To do — Repeat all the material exactly; pictures stay out of your copy.

Recorded information —
########
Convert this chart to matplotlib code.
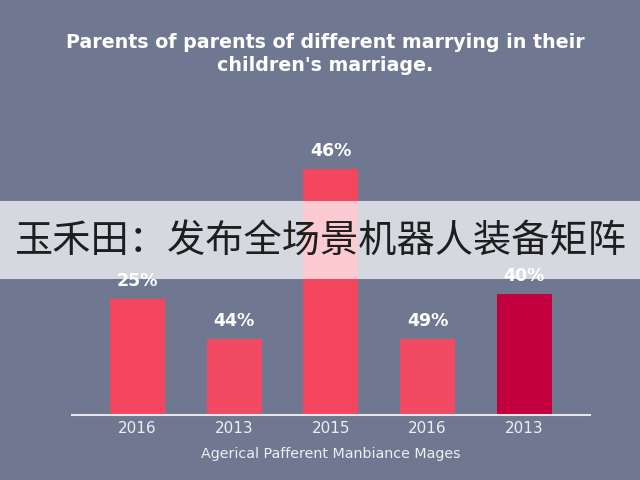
import matplotlib.pyplot as plt
from matplotlib.patches import Rectangle

# data (bar heights do not match the printed labels)
years = ['2016', '2013', '2015', '2016', '2013']
heights = [21.7, 14.2, 46, 14.2, 22.6]
labels = ['25%', '44%', '46%', '49%', '40%']
colors = ['#f5465f', '#f24a63', '#f5465f', '#f24a63', '#c2003f']

title = "Parents of parents of different marrying in their\nchildren's marriage."
xlabel = 'Agerical Pafferent Manbiance Mages'
banner = '玉禾田：发布全场景机器人装备矩阵'

bg = '#707791'
fig = plt.figure(figsize=(6.4, 4.8), dpi=100, facecolor=bg)
ax = fig.add_axes([0.1125, 0.135, 0.809, 0.669], facecolor=bg)

x = range(len(years))
bars = ax.bar(x, heights, width=0.57, color=colors, zorder=2)
for b, lab in zip(bars, labels):
    ax.annotate(lab, (b.get_x() + b.get_width() / 2, b.get_height()),
                xytext=(0, 6.5), textcoords='offset points', ha='center', va='bottom',
                color='white', fontsize=12.5, fontweight='bold')

ax.set_xlim(-0.68, 4.68)
ax.set_ylim(0, 60)
ax.set_xticks(list(x))
ax.set_xticklabels(years, color='#eeeff3', fontsize=11)
ax.tick_params(axis='x', length=0, pad=4)
ax.set_yticks([])
for s in ['top', 'right', 'left']:
    ax.spines[s].set_visible(False)
ax.spines['bottom'].set_color('#e6e7ec')
ax.spines['bottom'].set_linewidth(1.5)
ax.set_xlabel(xlabel, color='#eeeff3', fontsize=10.3, labelpad=8)

fig.text(0.508, 0.887, title, ha='center', va='center', color='white',
         fontsize=13.7, fontweight='bold', linespacing=1.25)

# translucent banner across the middle
fig.patches.append(Rectangle((0, 0.419), 1, 0.162, transform=fig.transFigure,
                             facecolor='white', alpha=0.72, edgecolor='none', zorder=5))
fig.text(0.5, 0.497, banner, ha='center', va='center', color='#1e1e1e', fontsize=27.5,
         family=['Noto Sans CJK SC', 'DejaVu Sans'], zorder=6)

fig.savefig('out.png', dpi=100, facecolor=bg)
########
Solution to this exercise —
Convert this chart to matplotlib code.
import matplotlib.pyplot as plt
from matplotlib.patches import Rectangle

# data (bar heights do not match the printed labels)
years = ['2016', '2013', '2015', '2016', '2013']
heights = [21.7, 14.2, 46, 14.2, 22.6]
labels = ['25%', '44%', '46%', '49%', '40%']
colors = ['#f5465f', '#f24a63', '#f5465f', '#f24a63', '#c2003f']

title = "Parents of parents of different marrying in their\nchildren's marriage."
xlabel = 'Agerical Pafferent Manbiance Mages'
banner = '玉禾田：发布全场景机器人装备矩阵'

bg = '#707791'
fig = plt.figure(figsize=(6.4, 4.8), dpi=100, facecolor=bg)
ax = fig.add_axes([0.1125, 0.135, 0.809, 0.669], facecolor=bg)

x = range(len(years))
bars = ax.bar(x, heights, width=0.57, color=colors, zorder=2)
for b, lab in zip(bars, labels):
    ax.annotate(lab, (b.get_x() + b.get_width() / 2, b.get_height()),
                xytext=(0, 6.5), textcoords='offset points', ha='center', va='bottom',
                color='white', fontsize=12.5, fontweight='bold')

ax.set_xlim(-0.68, 4.68)
ax.set_ylim(0, 60)
ax.set_xticks(list(x))
ax.set_xticklabels(years, color='#eeeff3', fontsize=11)
ax.tick_params(axis='x', length=0, pad=4)
ax.set_yticks([])
for s in ['top', 'right', 'left']:
    ax.spines[s].set_visible(False)
ax.spines['bottom'].set_color('#e6e7ec')
ax.spines['bottom'].set_linewidth(1.5)
ax.set_xlabel(xlabel, color='#eeeff3', fontsize=10.3, labelpad=8)

fig.text(0.508, 0.887, title, ha='center', va='center', color='white',
         fontsize=13.7, fontweight='bold', linespacing=1.25)

# translucent banner across the middle
fig.patches.append(Rectangle((0, 0.419), 1, 0.162, transform=fig.transFigure,
                             facecolor='white', alpha=0.72, edgecolor='none', zorder=5))
fig.text(0.5, 0.497, banner, ha='center', va='center', color='#1e1e1e', fontsize=27.5,
         family=['Noto Sans CJK SC', 'DejaVu Sans'], zorder=6)

fig.savefig('out.png', dpi=100, facecolor=bg)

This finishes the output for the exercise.